The last time the Heartland Institute hosted a climate conference in Washington was in 2009. The Democrat-controlled House had just passed a sweeping climate and energy bill and efforts were under way in the Senate to do the same.
Two short years later, the climate skeptics gathering that kicked off this morning at the Washington Marriott Wardman Park hotel had the air of a victory lap. Notable dissenters took on the science of man-made global warming, the motives of "warmers" -- scientists who believe human emissions are contributing to climate -- and the academic and political organizations that support their work. The meeting runs today and tomorrow.
Sen. James Inhofe (R-Okla.) had been set to headline the event but canceled his appearance due to illness. Still, in a message he told the group that skeptics had played an important role in changing the political landscape in the past two years.
"Today the mood in Washington is significantly different," said Inhofe, who has famously called climate change a hoax.
"Everyone readily admits that cap-and-trade legislation is dead on Capitol Hill -- even our good friend, Senator Boxer," he said, referring to Senate Environment and Public Works Chairwoman Barbara Boxer (D-Calif.), who shepherded a climate change bill through her committee last Congress that never reached the Senate floor.
Inhofe has proposed his own legislation this Congress that would strip U.S. EPA of its ability to regulate greenhouse gas emissions, but a test vote earlier this year revealed that it is 10 votes short of the support it needs to clear the Senate. Still, Inhofe expressed optimism that Congress would act to head off EPA's current and proposed greenhouse gas rules.
The morning's speakers targeted the consensus among most climate scientists that man-made greenhouse gas emissions are a major contributor to warming, either arguing that human contributions were limited or that the data shows that humans are not contributing to climate change.
Patrick Michaels, a senior fellow at the libertarian Cato Institute and self-described "luke-warmer," said that while human activity is having an effect on the climate, the change is modest and easily adaptable.

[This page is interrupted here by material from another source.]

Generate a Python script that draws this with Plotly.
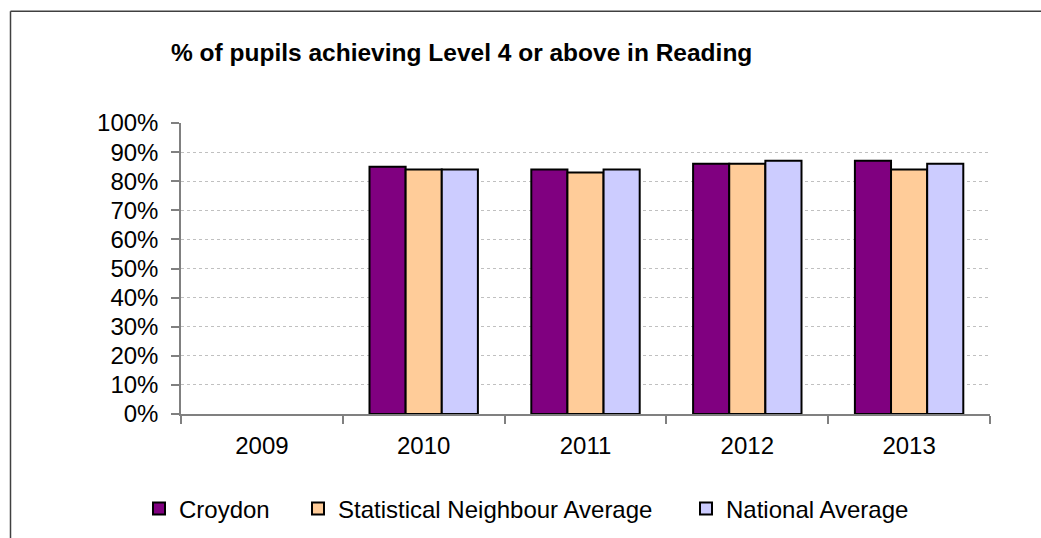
import plotly.graph_objects as go

years = ["2009", "2010", "2011", "2012", "2013"]
croydon = [None, 0.85, 0.84, 0.86, 0.87]
stat_neighbour = [None, 0.84, 0.83, 0.86, 0.84]
national = [None, 0.84, 0.84, 0.87, 0.86]
y_ticks = [i / 10 for i in range(11)]
y_tick_labels = [f"{i * 10}%" for i in range(11)]

W, H = 1041, 538
L, R, T, B = 181, 990, 123.3, 414.3
pw, ph = R - L, B - T

def px_x(x):
    return (x - L) / pw

def px_y(y):
    return (B - y) / ph

FONT = "Liberation Sans, Arial, sans-serif"

fig = go.Figure()
series = [
    ("Croydon", croydon, "#800080", "legend"),
    ("Statistical Neighbour Average", stat_neighbour, "#FFCC99", "legend2"),
    ("National Average", national, "#CCCCFF", "legend3"),
]
for name, vals, col, lg in series:
    fig.add_trace(go.Bar(
        x=years, y=vals, name=name, legend=lg,
        marker=dict(color=col, line=dict(color="#000000", width=2)),
        hoverinfo="skip",
    ))

legend_common = dict(orientation="h", yanchor="middle", xanchor="left",
                     xref="container", yref="container",
                     bgcolor="rgba(0,0,0,0)", borderwidth=0,
                     font=dict(family=FONT, size=24, color="#000000"),
                     itemwidth=30, tracegroupgap=0)
legend_x = [139, 298, 686]
ly = 1 - 509 / H
fig.update_layout(
    legend=dict(x=legend_x[0] / W, y=ly, **legend_common),
    legend2=dict(x=legend_x[1] / W, y=ly, **legend_common),
    legend3=dict(x=legend_x[2] / W, y=ly, **legend_common),
)

fig.update_layout(
    width=W, height=H, autosize=False,
    margin=dict(l=L, r=W - R, t=T, b=H - B, pad=0, autoexpand=False),
    paper_bgcolor="#ffffff", plot_bgcolor="#ffffff",
    barmode="group", bargap=0.33, bargroupgap=0,
    showlegend=True,
    title=dict(text="<b>% of pupils achieving Level 4 or above in Reading</b>",
               x=171 / W, xanchor="left", xref="container",
               y=1 - 52 / H, yanchor="middle", yref="container",
               font=dict(family=FONT, size=24.5, color="#000000")),
    font=dict(family=FONT, size=24, color="#000000"),
    xaxis=dict(type="category", categoryorder="array", categoryarray=years,
               showline=True, linecolor="#808080", linewidth=1.5,
               ticks="outside", tickson="boundaries", ticklen=8,
               tickcolor="#808080", tickwidth=1.5,
               tickfont=dict(family=FONT, size=24, color="#000000"),
               ticklabelstandoff=9, automargin=False,
               showgrid=False, zeroline=False, fixedrange=True),
    yaxis=dict(range=[0, 1], tickvals=y_ticks, ticktext=y_tick_labels,
               showline=True, linecolor="#808080", linewidth=1.5,
               ticks="outside", ticklen=8, tickcolor="#808080", tickwidth=1.5,
               tickfont=dict(family=FONT, size=24, color="#000000"),
               ticklabelstandoff=8, automargin=False,
               showgrid=True, gridcolor="#c0c0c0", griddash="dot", gridwidth=1,
               zeroline=False, fixedrange=True),
)

# outer chart border: only its top and left edges fall inside the window
border = dict(color="#404040", width=1.5)
fig.add_shape(type="line", xref="paper", yref="paper",
              x0=px_x(10.5), x1=px_x(W + 40), y0=px_y(11.5), y1=px_y(11.5),
              line=border, layer="below")
fig.add_shape(type="line", xref="paper", yref="paper",
              x0=px_x(10.5), x1=px_x(10.5), y0=px_y(11.5), y1=px_y(H + 40),
              line=border, layer="below")

fig.write_html("out.html", config={"displayModeBar": False},
               post_script="document.body.style.margin='0';"
                           "document.body.style.overflow='hidden';"
                           "document.documentElement.style.overflow='hidden';")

Michaels said scientists are encouraged to spice up their research about the extent to which human emissions are endangering the climate in order to secure academic positions and grant money.
"There is very little incentive for anyone to delay or derail that gravy train," Michaels said.
The source of Michaels' research funding was itself a subject of scrutiny earlier this year, when House Energy and Commerce ranking member Henry Waxman (D-Calif.) asked his Republican counterparts to probe how much of his support comes from the petroleum industry.
Michaels said that overestimating the level of man-made climate change is leading to expensive, unnecessary policies that will not have the desired effect of heading off warming. This is especially true, he said, because other countries are increasing their emissions.
"If we stopped all of our emissions today, China would make up our emissions within 10 years," he said. "So it doesn't matter."
Instead, Michaels said the United States should implement no policies to curb emissions. He said this would save industry money, which it could put toward technologies that are more efficient, thus mitigating carbon dioxide levels.
Michaels was joined on the platform by other skeptical scientists, including blogger Anthony Watts, who said he believed man-made climate change was occurring until he saw data that indicated temperatures were rising in California's cities but staying largely the same in its rural areas. He said this convinced him that other factors than human emissions were causing the warming.
Tim Ball, a retired climatologist and former professor at the University of Winnipeg, said that the U.N. Intergovernmental Panel on Climate Change and others had not calculated how much the climate is changing naturally, so he said it was impossible to decide how much observed warming might be linked to human emissions.
"You have to know what is happening naturally, and we simply don't," he said.
The conference was attended by a number of conservative groups, including the Washington-based Competitive Enterprise Institute and the Heritage Foundation, and lesser known groups such as the Ayn Rand Center for Individual Rights and the Collegians for a Constructive Tomorrow.